Ping - Power - Pipe : Ask everything you need. If a datacenter is unwilling to share or discuss who they are, what they do and what they offer then walk away. Colocation is a buyer beware environment.
Here's a VERY ROUGH list/braindump of questions that AT THE VERY LEAST you need to know before placing equipment with the colocation provider/datacenter.
Tier I,II,III, IV datacenter? Who owns the datacenter? Investors? What's your ASN number(s)? Carrier neutral facility? How many connectivity providers are present in the data center? Does data center run BGP over these providers? IP Transit providers - Bandwidth Pricing? Overage pricing? Straight $mbps/month? Who manages your network? Ip allotment? Assignment procedure? High density for micro vms(Heroku style)? 200 VMs per host meaning 200IPs per vm. Swip/rwhois updates on assignments? Cross-connects? Cross connect pricing? Charges? Local loop(last mile connectivity) charges? BGP support?
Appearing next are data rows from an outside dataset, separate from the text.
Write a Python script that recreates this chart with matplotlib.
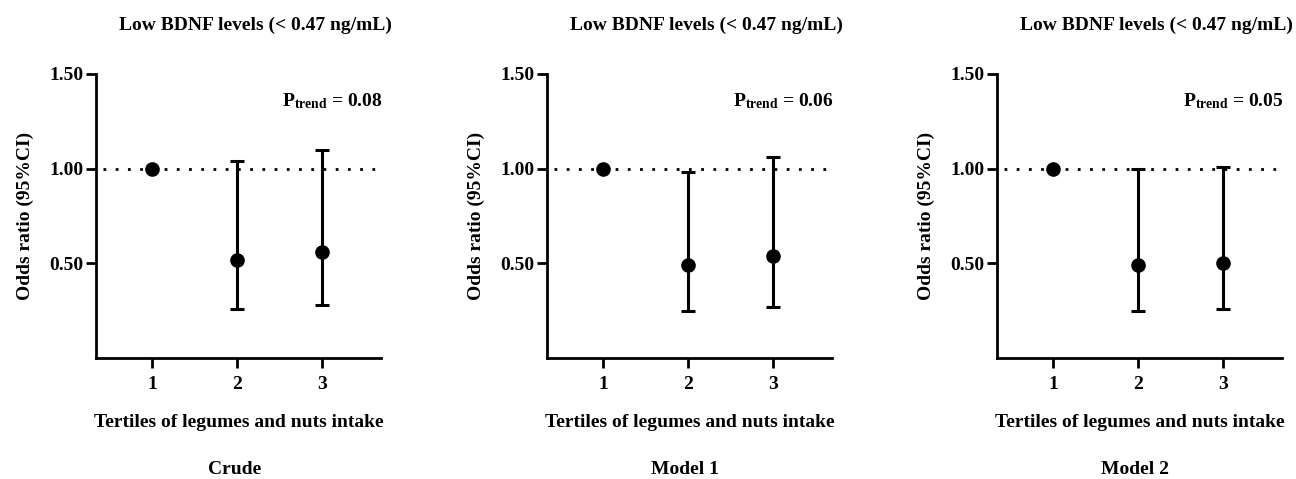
import matplotlib
matplotlib.use("Agg")
import matplotlib.pyplot as plt
import matplotlib.transforms as mtransforms

plt.rcParams['font.family'] = ['Liberation Serif', 'DejaVu Serif']
plt.rcParams['font.weight'] = 'bold'
plt.rcParams['mathtext.fontset'] = 'custom'
plt.rcParams['mathtext.rm'] = 'Liberation Serif:bold'
plt.rcParams['mathtext.bf'] = 'Liberation Serif:bold'
plt.rcParams['mathtext.it'] = 'Liberation Serif:bold'

tertiles = [1, 2, 3]
models = ["Crude", "Model 1", "Model 2"]
p_trend = ["0.08", "0.06", "0.05"]
or_crude = [1.00, 0.52, 0.56]
lo_crude = [1.00, 0.26, 0.28]
hi_crude = [1.00, 1.04, 1.10]
or_m1 = [1.00, 0.49, 0.54]
lo_m1 = [1.00, 0.25, 0.27]
hi_m1 = [1.00, 0.98, 1.06]
or_m2 = [1.00, 0.49, 0.50]
lo_m2 = [1.00, 0.25, 0.26]
hi_m2 = [1.00, 1.00, 1.01]
yticks = [0.50, 1.00, 1.50]
ytick_labels = ["0.50", "1.00", "1.50"]

title = "Low BDNF levels (< 0.47 ng/mL)"
xlabel = "Tertiles of legumes and nuts intake"
ylabel = "Odds ratio (95%CI)"

W, H = 1296, 479
fig = plt.figure(figsize=(W / 100, H / 100), dpi=100)

lefts = [96, 547, 997]
ax_w = 285
top_px, bot_px = 74, 358

data = [(or_crude, lo_crude, hi_crude), (or_m1, lo_m1, hi_m1), (or_m2, lo_m2, hi_m2)]

for i, (l, (orv, lo, hi)) in enumerate(zip(lefts, data)):
    ax = fig.add_axes([l / W, 1 - bot_px / H, ax_w / W, (bot_px - top_px) / H])
    ax.set_xlim(0.34, 3.69)
    ax.set_ylim(0, 1.5)
    ax.axhline(1.0, xmin=0.025, xmax=0.99, color='black', lw=2, linestyle=(0, (1, 3.4)), zorder=1)
    yerr = [[o - a for o, a in zip(orv, lo)], [b - o for o, b in zip(orv, hi)]]
    ax.errorbar(tertiles[1:], orv[1:], yerr=[yerr[0][1:], yerr[1][1:]], fmt='o', color='black',
                ms=9.5, elinewidth=2.2, capsize=4.8, capthick=2.2, zorder=3)
    ax.plot(tertiles[:1], orv[:1], 'o', color='black', ms=9.5, zorder=3)
    for s in ['top', 'right']:
        ax.spines[s].set_visible(False)
    for s in ['left', 'bottom']:
        ax.spines[s].set_linewidth(2)
    ax.set_xticks(tertiles)
    ax.set_xticklabels([str(t) for t in tertiles], fontsize=14, fontweight='bold')
    ax.set_yticks(yticks)
    ax.set_yticklabels(ytick_labels, fontsize=14, fontweight='bold')
    ax.tick_params(axis='both', width=2, length=7, direction='out')
    ax.tick_params(axis='x', pad=6)
    ax.tick_params(axis='y', pad=2)
    ax.set_ylabel(ylabel, fontsize=14, fontweight='bold', labelpad=11)
    ax.set_xlabel(xlabel, fontsize=14, fontweight='bold', labelpad=15)
    tr = mtransforms.blended_transform_factory(ax.transAxes, fig.transFigure)
    ax.text(0.558, (H - 25) / H, title, transform=tr,
            ha='center', va='center', fontsize=14, fontweight='bold')
    ax.text(0.485, (H - 469) / H, models[i], transform=tr,
            ha='center', va='center', fontsize=14, fontweight='bold')
    ax.text(1.005, 1 - (101 - top_px) / (bot_px - top_px), r'$\mathrm{P_{trend}}$ = ' + p_trend[i],
            transform=ax.transAxes, ha='right', va='center', fontsize=14, fontweight='bold')

fig.savefig("out.png", dpi=100)
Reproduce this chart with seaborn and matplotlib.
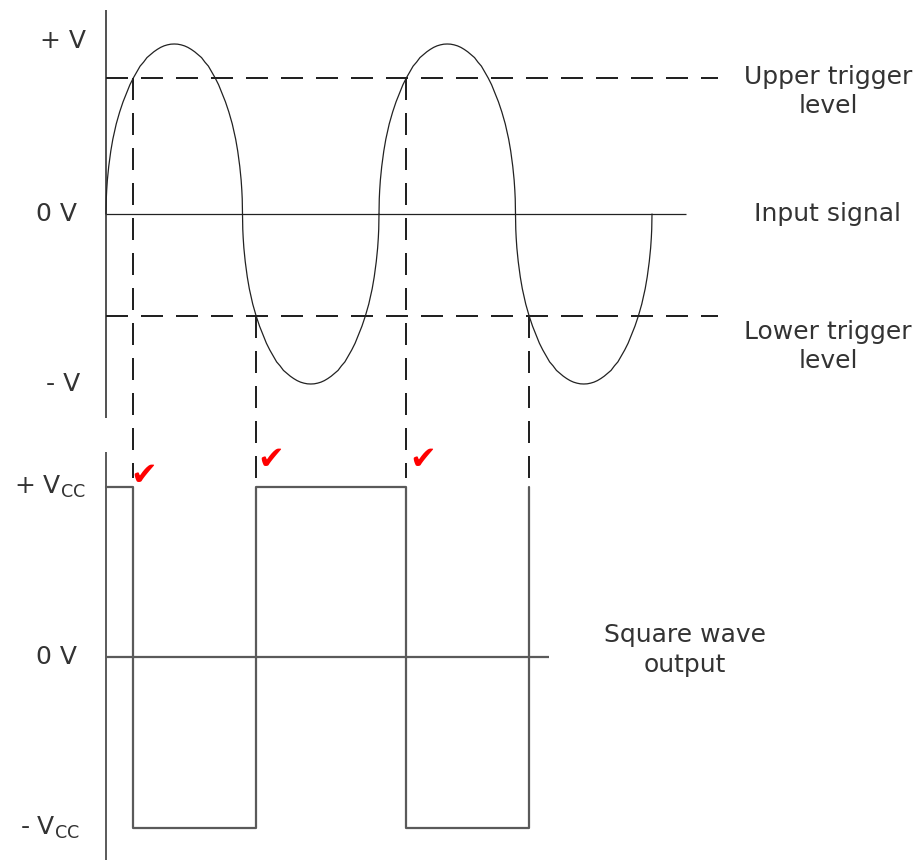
import seaborn as sns
import matplotlib.pyplot as plt

# input signal (top panel): each half cycle has the same rounded shape,
# read off the picture as (fraction of the half cycle, level in units of V)
half_frac = [0, .002, .005, .01, .02, .035, .05, .075, .1, .125, .15, .175, .2, .225, .25, .275, .3, .325,
             .35, .375, .4, .425, .45, .475, .5,
             .525, .55, .575, .6, .625, .65, .675, .7, .725, .75, .775, .8, .825, .85, .875, .9, .925, .95,
             .965, .98, .99, .995, .998, 1]
half_level = [0, .09, .14, .20, .28, .37, .44, .53, .60, .66, .71, .76, .80, .835, .87, .893, .92, .937,
              .954, .968, .98, .989, .995, .999, 1,
              .999, .995, .989, .98, .968, .954, .937, .92, .893, .87, .835, .80, .76, .71, .66, .60, .53, .44,
              .37, .28, .20, .14, .09, 0]
zero_crossings = [106, 242.5, 379, 515.5, 652]
half_sign = [1, -1, 1, -1]

upper_trigger = 0.8
lower_trigger = -0.6
switch_x = [133, 256, 406, 529]
switch_level = [upper_trigger, lower_trigger, upper_trigger, lower_trigger]

# square wave output (bottom panel), level in units of Vcc
square_x = [106, 133, 133, 256, 256, 406, 406, 529, 529]
square_v = [1, 1, -1, -1, 1, 1, -1, -1, 1]

top_labels = ["+ V", "0 V", "- V"]
top_label_v = [1.02, 0, -1]
bot_labels = ["+ V$_{\\mathregular{CC}}$", "0 V", "- V$_{\\mathregular{CC}}$"]
bot_label_v = [1, 0, -1]

sns.set_style("white")
plt.rcParams['font.family'] = ['DejaVu Sans']
plt.rcParams['mathtext.fontset'] = 'dejavusans'

fig = plt.figure(figsize=(9.23, 8.6), dpi=100)
ax_top = fig.add_axes([0, 0, 1, 1])
ax_bot = fig.add_axes([0, 0, 1, 1])
ax_bot.patch.set_visible(False)
ax_top.set_xlim(0, 923)
ax_bot.set_xlim(0, 923)
ax_top.set_ylim((214 - 860) / 170, 214 / 170)
ax_bot.set_ylim((657 - 860) / 170.5, 657 / 170.5)
ax_top.axis("off")
ax_bot.axis("off")

ink = "#222222"
txt = "#333333"
grey = "#5a5a5a"

# top panel frame
ax_top.vlines(106, -1.2, 1.2, color=ink, lw=1.1)
ax_top.hlines(0, 106, 686, color=ink, lw=0.9)
for lvl in [upper_trigger, lower_trigger]:
    ax_top.plot([106, 718], [lvl, lvl], color=ink, lw=1.44, dashes=(11, 6.5))

# the input wave, half cycle by half cycle
for i, sgn in enumerate(half_sign):
    x0, x1 = zero_crossings[i], zero_crossings[i + 1]
    xs = [x0 + f * (x1 - x0) for f in half_frac]
    ys = [sgn * v for v in half_level]
    sns.lineplot(x=xs, y=ys, sort=False, estimator=None, color=ink, lw=0.9, ax=ax_top)

# dashed drop lines from trigger crossings into the output panel
for xs, lvl in zip(switch_x, switch_level):
    ax_top.plot([xs, xs], [lvl, -1.55], color=ink, lw=1.44, dashes=(11, 6.5))

# bottom panel
ax_bot.vlines(106, -1.2, 1.2, color=grey, lw=1.4)
ax_bot.hlines(0, 106, 549, color=grey, lw=1.6)
sns.lineplot(x=square_x, y=square_v, sort=False, estimator=None, color=grey, lw=1.6, ax=ax_bot)

for s, v, xc in zip(top_labels, top_label_v, [63, 57, 63]):
    ax_top.text(xc, v, s, ha="center", va="center", fontsize=18, color=txt)
for s, v, xc in zip(bot_labels, bot_label_v, [50, 57, 50]):
    ax_bot.text(xc, v, s, ha="center", va="center", fontsize=18, color=txt)

ax_top.text(828, 0.72, "Upper trigger\nlevel", ha="center", va="center", fontsize=18, color=txt, linespacing=1.3)
ax_top.text(828, 0, "Input signal", ha="center", va="center", fontsize=18, color=txt)
ax_top.text(828, -0.78, "Lower trigger\nlevel", ha="center", va="center", fontsize=18, color=txt, linespacing=1.3)
ax_bot.text(685, 0.04, "Square wave\noutput", ha="center", va="center", fontsize=18, color=txt, linespacing=1.3)

# red tick marks at the switching points
for xc, py in zip([144, 271, 423], [476, 461, 461]):
    ax_bot.text(xc, (657 - py) / 170.5, "\u2714", ha="center", va="center", fontsize=23, color="red")

fig.savefig("out.png", dpi=100)
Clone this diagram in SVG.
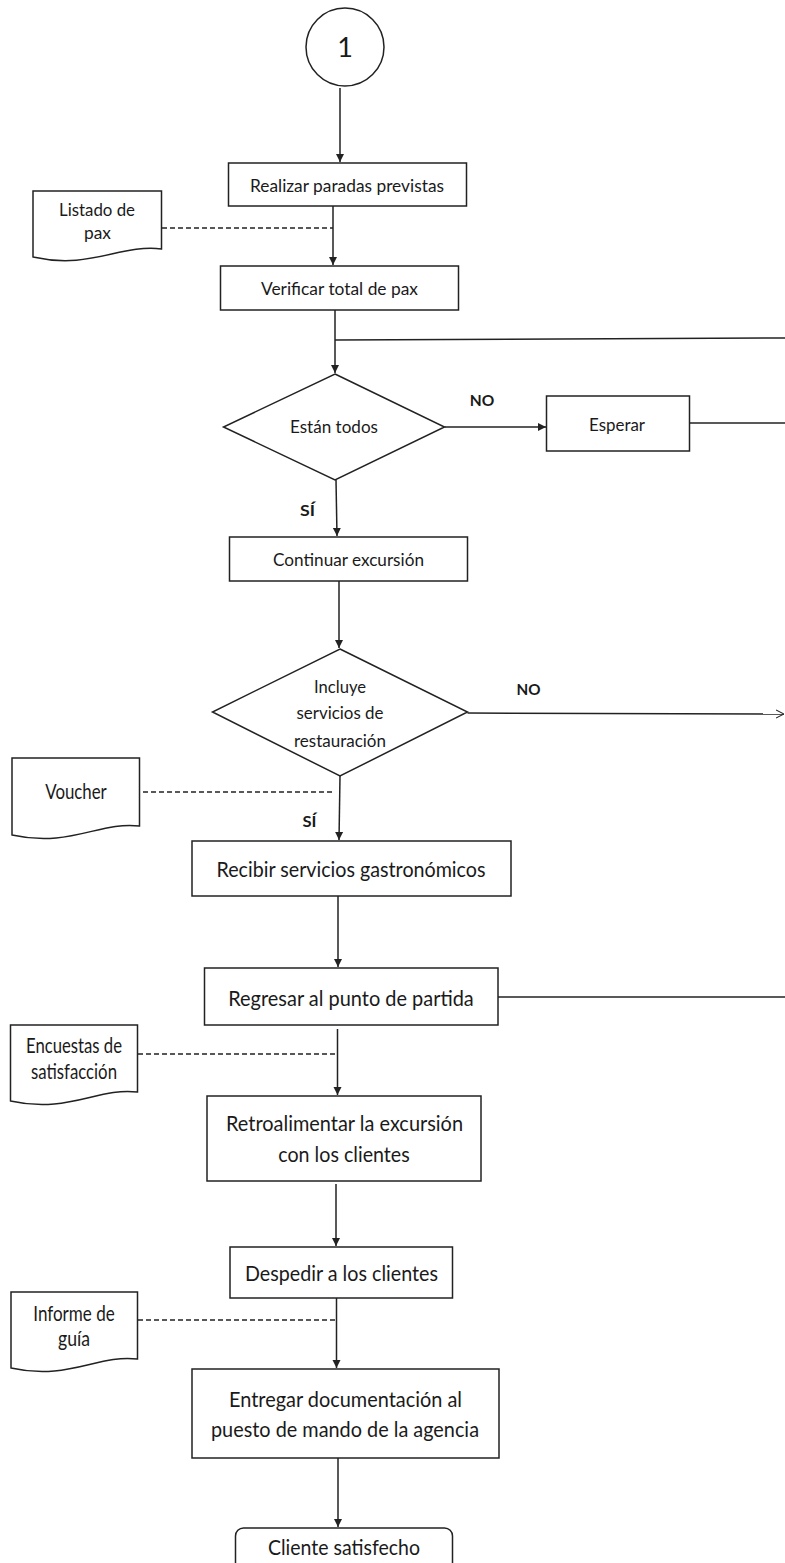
<svg xmlns="http://www.w3.org/2000/svg" width="785" height="1563" viewBox="0 0 785 1563">
<style>
.shape{fill:#fff;stroke:#222;stroke-width:1.5}
.ln{fill:none;stroke:#222;stroke-width:1.5}
.dash{fill:none;stroke:#222;stroke-width:1.5;stroke-dasharray:5 3}
text{font-family:Lato,"Liberation Sans",sans-serif;fill:#1a1a1a;text-anchor:middle}
.s{font-size:17px}
.l{font-size:21px}
.b{font-size:16px;font-weight:bold}
</style>
<defs>
<marker id="arr" viewBox="0 0 10 10" refX="10" refY="5" markerWidth="8" markerHeight="10" markerUnits="userSpaceOnUse" orient="auto">
<path d="M0,0 L10,5 L0,10 z" fill="#222"/>
</marker>
<marker id="open" viewBox="0 0 10 10" refX="10" refY="5" markerWidth="8" markerHeight="10" markerUnits="userSpaceOnUse" orient="auto">
<path d="M0,0 L10,5 L0,10" fill="none" stroke="#222" stroke-width="1.3"/>
</marker>
</defs>

<g id="connectors">
<line class="ln" x1="340" y1="88" x2="340" y2="162" marker-end="url(#arr)"/>
<line class="ln" x1="333" y1="206" x2="333" y2="265" marker-end="url(#arr)"/>
<line class="dash" x1="162" y1="228" x2="333" y2="228"/>
<line class="ln" x1="335" y1="310" x2="335" y2="373" marker-end="url(#arr)"/>
<line class="ln" x1="335" y1="340" x2="785" y2="338"/>
<line class="ln" x1="444.5" y1="427" x2="546" y2="427" marker-end="url(#arr)"/>
<line class="ln" x1="689.5" y1="423" x2="785" y2="423"/>
<line class="ln" x1="336" y1="480" x2="337" y2="536" marker-end="url(#arr)"/>
<line class="ln" x1="339" y1="581" x2="339" y2="648" marker-end="url(#arr)"/>
<line class="ln" x1="467.5" y1="713" x2="784" y2="714" marker-end="url(#open)"/>
<line class="dash" x1="143" y1="792" x2="334" y2="792"/>
<line class="ln" x1="340" y1="776" x2="339" y2="840" marker-end="url(#arr)"/>
<line class="ln" x1="338" y1="896" x2="338" y2="967" marker-end="url(#arr)"/>
<line class="ln" x1="498" y1="997" x2="785" y2="997"/>
<line class="ln" x1="337.5" y1="1029" x2="337.5" y2="1095" marker-end="url(#arr)"/>
<line class="dash" x1="138" y1="1054" x2="336" y2="1054"/>
<line class="ln" x1="336" y1="1184" x2="336" y2="1246" marker-end="url(#arr)"/>
<line class="ln" x1="336.5" y1="1298" x2="336.5" y2="1368" marker-end="url(#arr)"/>
<line class="dash" x1="138" y1="1320" x2="336" y2="1320"/>
<line class="ln" x1="338" y1="1458" x2="338" y2="1527" marker-end="url(#arr)"/>
</g>

<g id="n-start">
<circle class="shape" cx="345" cy="47" r="39"/>
<text x="345" y="57" style="font-size:27px">1</text>
</g>

<g id="n-realizar">
<rect class="shape" x="228.5" y="163" width="238" height="43"/>
<text class="s" x="347" y="192" textLength="194" lengthAdjust="spacingAndGlyphs">Realizar paradas previstas</text>
</g>

<g id="d-listado">
<path class="shape" d="M33,191 H161.5 V249 C120,244 90,270 33,257 Z"/>
<text class="s" x="97" y="216" textLength="76" lengthAdjust="spacingAndGlyphs">Listado de</text>
<text class="s" x="97.5" y="239" textLength="27" lengthAdjust="spacingAndGlyphs">pax</text>
</g>

<g id="n-verificar">
<rect class="shape" x="220.5" y="266" width="238" height="44"/>
<text class="s" x="339.5" y="295" textLength="157" lengthAdjust="spacingAndGlyphs">Verificar total de pax</text>
</g>

<g id="n-estan">
<path class="shape" d="M335,374 L444.5,427 L335,480 L223.5,427 Z"/>
<text class="s" x="334" y="433" textLength="88" lengthAdjust="spacingAndGlyphs">Están todos</text>
</g>
<text class="b" x="482" y="406" textLength="24.5" lengthAdjust="spacingAndGlyphs">NO</text>
<text class="b" x="307.5" y="516" textLength="15" lengthAdjust="spacingAndGlyphs">SÍ</text>

<g id="n-esperar">
<rect class="shape" x="546.5" y="396" width="143" height="55"/>
<text class="s" x="617" y="431" textLength="56" lengthAdjust="spacingAndGlyphs">Esperar</text>
</g>

<g id="n-continuar">
<rect class="shape" x="229.5" y="537" width="238" height="44"/>
<text class="s" x="348.5" y="566" textLength="151" lengthAdjust="spacingAndGlyphs">Continuar excursión</text>
</g>

<g id="n-incluye">
<path class="shape" d="M340,649 L467.5,712 L340,776 L212.5,712 Z"/>
<text class="s" x="340" y="693" textLength="52" lengthAdjust="spacingAndGlyphs">Incluye</text>
<text class="s" x="340" y="719" textLength="87" lengthAdjust="spacingAndGlyphs">servicios de</text>
<text class="s" x="340" y="747" textLength="92" lengthAdjust="spacingAndGlyphs">restauración</text>
</g>
<text class="b" x="528.5" y="695" textLength="24" lengthAdjust="spacingAndGlyphs">NO</text>
<text class="b" x="309.5" y="827" textLength="14" lengthAdjust="spacingAndGlyphs">SÍ</text>

<g id="d-voucher">
<path class="shape" d="M12,758 H139.5 V826 C100,821 70,848 12,835 Z"/>
<text class="l" x="76" y="799" textLength="61.5" lengthAdjust="spacingAndGlyphs">Voucher</text>
</g>

<g id="n-recibir">
<rect class="shape" x="192" y="841" width="319" height="55"/>
<text class="l" x="351" y="877" textLength="269" lengthAdjust="spacingAndGlyphs">Recibir servicios gastronómicos</text>
</g>

<g id="n-regresar">
<rect class="shape" x="204.5" y="968" width="293.5" height="57"/>
<text class="l" x="351" y="1006" textLength="245.5" lengthAdjust="spacingAndGlyphs">Regresar al punto de partida</text>
</g>

<g id="d-encuestas">
<path class="shape" d="M10.5,1025 H137.5 V1092 C98,1087 68,1114 10.5,1101 Z"/>
<text class="l" x="74" y="1053" textLength="96" lengthAdjust="spacingAndGlyphs">Encuestas de</text>
<text class="l" x="74" y="1079" textLength="86" lengthAdjust="spacingAndGlyphs">satisfacción</text>
</g>

<g id="n-retro">
<rect class="shape" x="207" y="1096" width="274" height="85"/>
<text class="l" x="344.5" y="1131" textLength="237" lengthAdjust="spacingAndGlyphs">Retroalimentar la excursión</text>
<text class="l" x="344" y="1162" textLength="131.5" lengthAdjust="spacingAndGlyphs">con los clientes</text>
</g>

<g id="n-despedir">
<rect class="shape" x="230" y="1247" width="222.5" height="51"/>
<text class="l" x="341.5" y="1281" textLength="193" lengthAdjust="spacingAndGlyphs">Despedir a los clientes</text>
</g>

<g id="d-informe">
<path class="shape" d="M11,1292 H137.5 V1359 C98,1354 68,1381 11,1368 Z"/>
<text class="l" x="74" y="1321" textLength="81.5" lengthAdjust="spacingAndGlyphs">Informe de</text>
<text class="l" x="74" y="1346" textLength="32" lengthAdjust="spacingAndGlyphs">guía</text>
</g>

<g id="n-entregar">
<rect class="shape" x="192" y="1369" width="307" height="89"/>
<text class="l" x="345.5" y="1407" textLength="233" lengthAdjust="spacingAndGlyphs">Entregar documentación al</text>
<text class="l" x="345" y="1437" textLength="268" lengthAdjust="spacingAndGlyphs">puesto de mando de la agencia</text>
</g>

<g id="n-cliente">
<rect class="shape" x="235.5" y="1528" width="217" height="50" rx="8"/>
<text class="l" x="344" y="1555" textLength="152" lengthAdjust="spacingAndGlyphs">Cliente satisfecho</text>
</g>
</svg>
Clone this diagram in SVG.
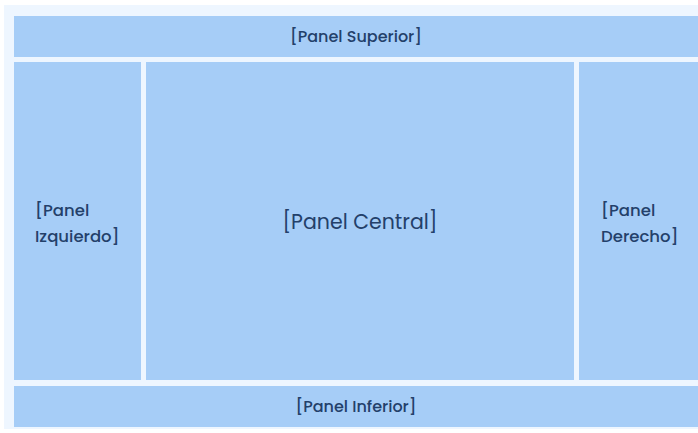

Is our traffic on a private/separate v-lan from your other customers?
Infrastructure? -Redundancy in detail -Brands -Networking -Connection -Power. Maintenance programs?
A/B feeds from two separator breakers or breaker panels or better yet two Utility Power Service Provider if they are truly A/B feeds. A/B Diesel-Generators? Additional fuel storage on site? Is a PDU included? If so, how many outlets and is it accessible from the web or telnet? What type of hand off/drops to your rack will you be provided (Ethernet)? Are there raised floors? Are there any fire suppression systems in place? Physical/Video Security? Biometrics? Screening of employees?
Insurance requirements to colocate equipment with you?
On-site visit requirements? 24x7 staffing? Remote Hands - Cost and Abilities? What's included? Shipping/Receiving of hardware?
Sas II 70 or SSAE 16 certification? Audit available for review? -Common practices -Staffing -Security -Emergencies - Escalations -Contacts Outage alerts? Notifications through Twitter or similar offsite status page? RFOs for past outages? What's been your corrective action?
Power density per rack? 80% rule or true metered? Can you rack the equipment for us? Who provides cabling? Types of rails for servers? Billing-95th or other? Rack size? Partitioning available? 4u/10u/Quarter/Half? Cages? Lockable or baker's racks? Shared with others?
Finally, ask for a listing of ALL fees.